Task statement: The line holding "(9,-8) -- (9,-718);" is the last one to output; start at the first line of the data, keep every line in between exactly, and leave out pictures.

Information provided:
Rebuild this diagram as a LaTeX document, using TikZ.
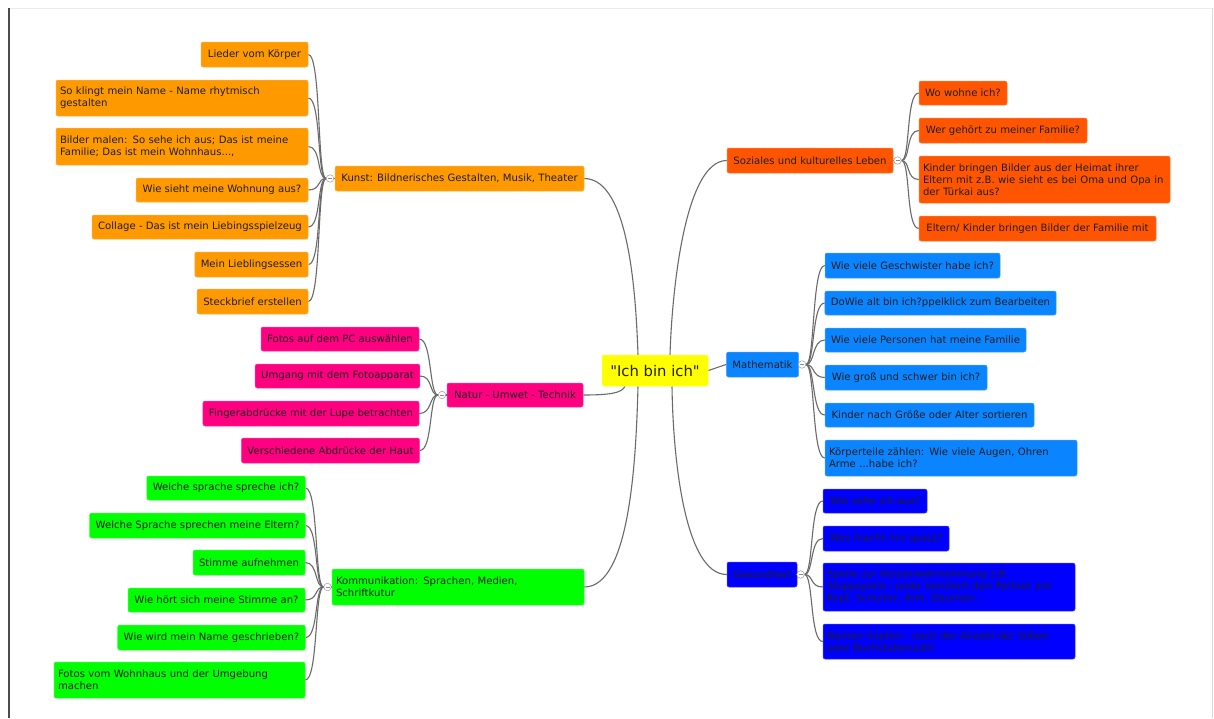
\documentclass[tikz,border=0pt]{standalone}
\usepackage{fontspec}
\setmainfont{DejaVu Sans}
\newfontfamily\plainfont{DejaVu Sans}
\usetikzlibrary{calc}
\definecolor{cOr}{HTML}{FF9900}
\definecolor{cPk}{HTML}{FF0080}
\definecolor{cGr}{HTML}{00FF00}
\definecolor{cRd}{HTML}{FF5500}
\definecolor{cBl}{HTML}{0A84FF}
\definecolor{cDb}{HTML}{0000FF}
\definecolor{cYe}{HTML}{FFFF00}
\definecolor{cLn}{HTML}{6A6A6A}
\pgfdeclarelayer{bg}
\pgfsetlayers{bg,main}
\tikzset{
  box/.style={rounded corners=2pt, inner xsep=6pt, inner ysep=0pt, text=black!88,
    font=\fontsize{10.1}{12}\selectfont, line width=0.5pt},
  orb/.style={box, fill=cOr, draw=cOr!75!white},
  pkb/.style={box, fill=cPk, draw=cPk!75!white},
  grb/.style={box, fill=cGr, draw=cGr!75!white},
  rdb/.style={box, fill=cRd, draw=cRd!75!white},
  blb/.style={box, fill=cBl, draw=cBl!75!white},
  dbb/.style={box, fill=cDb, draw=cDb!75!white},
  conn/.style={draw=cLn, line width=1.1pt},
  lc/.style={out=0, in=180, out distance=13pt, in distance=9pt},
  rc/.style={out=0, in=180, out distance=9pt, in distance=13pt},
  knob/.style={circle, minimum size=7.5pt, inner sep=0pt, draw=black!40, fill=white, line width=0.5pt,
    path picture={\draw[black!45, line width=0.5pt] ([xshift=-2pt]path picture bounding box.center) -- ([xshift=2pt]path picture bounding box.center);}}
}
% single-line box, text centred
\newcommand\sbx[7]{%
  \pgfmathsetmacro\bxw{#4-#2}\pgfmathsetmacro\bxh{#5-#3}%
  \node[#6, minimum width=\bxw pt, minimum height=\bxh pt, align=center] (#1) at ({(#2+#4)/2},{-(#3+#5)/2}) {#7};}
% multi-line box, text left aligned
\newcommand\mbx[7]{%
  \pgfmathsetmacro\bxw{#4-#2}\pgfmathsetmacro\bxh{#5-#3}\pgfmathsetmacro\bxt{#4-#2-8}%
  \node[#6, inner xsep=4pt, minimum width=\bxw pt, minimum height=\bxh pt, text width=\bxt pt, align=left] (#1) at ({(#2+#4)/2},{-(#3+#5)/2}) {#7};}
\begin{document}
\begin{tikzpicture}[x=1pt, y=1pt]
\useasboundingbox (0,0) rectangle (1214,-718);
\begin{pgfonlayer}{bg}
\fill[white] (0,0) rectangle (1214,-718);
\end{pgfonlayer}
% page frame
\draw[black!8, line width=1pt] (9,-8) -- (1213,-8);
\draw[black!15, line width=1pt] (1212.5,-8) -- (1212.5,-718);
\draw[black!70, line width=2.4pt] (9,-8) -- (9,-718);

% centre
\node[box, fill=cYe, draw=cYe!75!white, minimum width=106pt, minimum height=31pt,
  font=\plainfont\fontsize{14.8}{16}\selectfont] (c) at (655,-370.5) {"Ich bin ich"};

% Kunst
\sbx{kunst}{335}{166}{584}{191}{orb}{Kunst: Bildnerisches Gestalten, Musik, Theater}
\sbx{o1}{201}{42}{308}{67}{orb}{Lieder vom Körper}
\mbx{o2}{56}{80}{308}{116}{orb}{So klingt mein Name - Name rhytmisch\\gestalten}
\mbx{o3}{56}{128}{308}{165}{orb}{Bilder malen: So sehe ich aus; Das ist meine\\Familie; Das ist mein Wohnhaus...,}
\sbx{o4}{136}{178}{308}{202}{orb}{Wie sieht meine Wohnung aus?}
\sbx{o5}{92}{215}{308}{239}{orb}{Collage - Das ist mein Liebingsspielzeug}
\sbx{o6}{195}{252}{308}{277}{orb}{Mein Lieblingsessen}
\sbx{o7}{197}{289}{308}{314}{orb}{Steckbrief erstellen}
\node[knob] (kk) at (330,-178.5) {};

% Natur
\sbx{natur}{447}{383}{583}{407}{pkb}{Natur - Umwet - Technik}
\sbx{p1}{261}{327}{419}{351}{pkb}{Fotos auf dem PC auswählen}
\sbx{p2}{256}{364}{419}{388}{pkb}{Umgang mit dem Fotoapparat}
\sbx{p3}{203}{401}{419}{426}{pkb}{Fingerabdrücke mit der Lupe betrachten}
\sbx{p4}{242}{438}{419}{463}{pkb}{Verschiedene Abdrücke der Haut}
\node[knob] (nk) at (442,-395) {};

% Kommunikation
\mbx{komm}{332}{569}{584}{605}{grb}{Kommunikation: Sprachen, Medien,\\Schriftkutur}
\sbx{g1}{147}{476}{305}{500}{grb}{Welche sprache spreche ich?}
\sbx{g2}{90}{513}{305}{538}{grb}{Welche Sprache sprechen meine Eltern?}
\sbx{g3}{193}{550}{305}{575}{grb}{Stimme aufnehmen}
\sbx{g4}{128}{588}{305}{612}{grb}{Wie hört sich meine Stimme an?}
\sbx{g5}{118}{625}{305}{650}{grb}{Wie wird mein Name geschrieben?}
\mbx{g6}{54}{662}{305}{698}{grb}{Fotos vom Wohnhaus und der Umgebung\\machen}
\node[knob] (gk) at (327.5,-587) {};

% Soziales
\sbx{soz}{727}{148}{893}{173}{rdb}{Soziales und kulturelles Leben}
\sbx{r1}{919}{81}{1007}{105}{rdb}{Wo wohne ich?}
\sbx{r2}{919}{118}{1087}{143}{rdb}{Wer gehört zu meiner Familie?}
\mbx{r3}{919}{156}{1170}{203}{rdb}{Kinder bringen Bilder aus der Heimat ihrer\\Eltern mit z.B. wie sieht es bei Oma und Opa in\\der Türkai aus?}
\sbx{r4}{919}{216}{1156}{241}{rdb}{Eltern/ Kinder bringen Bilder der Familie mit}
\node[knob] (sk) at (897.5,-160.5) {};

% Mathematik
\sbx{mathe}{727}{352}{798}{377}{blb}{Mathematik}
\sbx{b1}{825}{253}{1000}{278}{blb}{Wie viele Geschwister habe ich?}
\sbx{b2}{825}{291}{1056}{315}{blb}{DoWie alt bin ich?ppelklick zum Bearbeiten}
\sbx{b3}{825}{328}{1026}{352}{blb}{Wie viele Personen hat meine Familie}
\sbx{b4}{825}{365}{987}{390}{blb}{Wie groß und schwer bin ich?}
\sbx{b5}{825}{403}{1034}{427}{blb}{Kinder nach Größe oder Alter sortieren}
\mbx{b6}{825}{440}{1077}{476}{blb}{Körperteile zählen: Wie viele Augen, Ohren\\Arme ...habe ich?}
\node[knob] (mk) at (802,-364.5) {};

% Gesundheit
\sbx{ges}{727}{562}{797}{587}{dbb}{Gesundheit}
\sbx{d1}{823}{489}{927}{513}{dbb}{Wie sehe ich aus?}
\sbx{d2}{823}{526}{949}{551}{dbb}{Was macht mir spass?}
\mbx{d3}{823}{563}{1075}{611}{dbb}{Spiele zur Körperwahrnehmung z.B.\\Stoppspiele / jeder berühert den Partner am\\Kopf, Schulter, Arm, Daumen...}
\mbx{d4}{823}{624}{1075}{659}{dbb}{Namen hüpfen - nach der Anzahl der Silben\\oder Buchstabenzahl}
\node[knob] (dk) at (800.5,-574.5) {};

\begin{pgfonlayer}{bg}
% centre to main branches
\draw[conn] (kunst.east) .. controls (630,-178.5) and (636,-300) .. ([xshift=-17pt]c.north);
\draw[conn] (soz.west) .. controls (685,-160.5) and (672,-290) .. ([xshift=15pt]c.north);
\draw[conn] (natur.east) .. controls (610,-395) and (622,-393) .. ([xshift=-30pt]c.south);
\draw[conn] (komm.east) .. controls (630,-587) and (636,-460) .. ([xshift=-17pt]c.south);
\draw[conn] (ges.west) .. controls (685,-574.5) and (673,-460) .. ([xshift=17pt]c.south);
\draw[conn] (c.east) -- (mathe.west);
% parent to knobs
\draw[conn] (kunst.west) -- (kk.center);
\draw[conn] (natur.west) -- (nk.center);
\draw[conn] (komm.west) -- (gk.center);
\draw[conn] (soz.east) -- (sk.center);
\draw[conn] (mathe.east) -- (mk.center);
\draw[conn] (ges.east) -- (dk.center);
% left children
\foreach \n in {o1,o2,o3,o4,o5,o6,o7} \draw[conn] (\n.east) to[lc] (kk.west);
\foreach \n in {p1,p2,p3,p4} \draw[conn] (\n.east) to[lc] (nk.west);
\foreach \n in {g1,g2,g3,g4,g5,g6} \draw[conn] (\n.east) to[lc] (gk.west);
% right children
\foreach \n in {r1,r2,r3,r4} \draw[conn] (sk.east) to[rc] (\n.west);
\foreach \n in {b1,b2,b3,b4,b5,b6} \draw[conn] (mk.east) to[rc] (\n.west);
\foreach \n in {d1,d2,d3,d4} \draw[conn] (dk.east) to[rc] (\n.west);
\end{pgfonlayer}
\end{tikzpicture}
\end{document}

Completed task:
Rebuild this diagram as a LaTeX document, using TikZ.
\documentclass[tikz,border=0pt]{standalone}
\usepackage{fontspec}
\setmainfont{DejaVu Sans}
\newfontfamily\plainfont{DejaVu Sans}
\usetikzlibrary{calc}
\definecolor{cOr}{HTML}{FF9900}
\definecolor{cPk}{HTML}{FF0080}
\definecolor{cGr}{HTML}{00FF00}
\definecolor{cRd}{HTML}{FF5500}
\definecolor{cBl}{HTML}{0A84FF}
\definecolor{cDb}{HTML}{0000FF}
\definecolor{cYe}{HTML}{FFFF00}
\definecolor{cLn}{HTML}{6A6A6A}
\pgfdeclarelayer{bg}
\pgfsetlayers{bg,main}
\tikzset{
  box/.style={rounded corners=2pt, inner xsep=6pt, inner ysep=0pt, text=black!88,
    font=\fontsize{10.1}{12}\selectfont, line width=0.5pt},
  orb/.style={box, fill=cOr, draw=cOr!75!white},
  pkb/.style={box, fill=cPk, draw=cPk!75!white},
  grb/.style={box, fill=cGr, draw=cGr!75!white},
  rdb/.style={box, fill=cRd, draw=cRd!75!white},
  blb/.style={box, fill=cBl, draw=cBl!75!white},
  dbb/.style={box, fill=cDb, draw=cDb!75!white},
  conn/.style={draw=cLn, line width=1.1pt},
  lc/.style={out=0, in=180, out distance=13pt, in distance=9pt},
  rc/.style={out=0, in=180, out distance=9pt, in distance=13pt},
  knob/.style={circle, minimum size=7.5pt, inner sep=0pt, draw=black!40, fill=white, line width=0.5pt,
    path picture={\draw[black!45, line width=0.5pt] ([xshift=-2pt]path picture bounding box.center) -- ([xshift=2pt]path picture bounding box.center);}}
}
% single-line box, text centred
\newcommand\sbx[7]{%
  \pgfmathsetmacro\bxw{#4-#2}\pgfmathsetmacro\bxh{#5-#3}%
  \node[#6, minimum width=\bxw pt, minimum height=\bxh pt, align=center] (#1) at ({(#2+#4)/2},{-(#3+#5)/2}) {#7};}
% multi-line box, text left aligned
\newcommand\mbx[7]{%
  \pgfmathsetmacro\bxw{#4-#2}\pgfmathsetmacro\bxh{#5-#3}\pgfmathsetmacro\bxt{#4-#2-8}%
  \node[#6, inner xsep=4pt, minimum width=\bxw pt, minimum height=\bxh pt, text width=\bxt pt, align=left] (#1) at ({(#2+#4)/2},{-(#3+#5)/2}) {#7};}
\begin{document}
\begin{tikzpicture}[x=1pt, y=1pt]
\useasboundingbox (0,0) rectangle (1214,-718);
\begin{pgfonlayer}{bg}
\fill[white] (0,0) rectangle (1214,-718);
\end{pgfonlayer}
% page frame
\draw[black!8, line width=1pt] (9,-8) -- (1213,-8);
\draw[black!15, line width=1pt] (1212.5,-8) -- (1212.5,-718);
\draw[black!70, line width=2.4pt] (9,-8) -- (9,-718);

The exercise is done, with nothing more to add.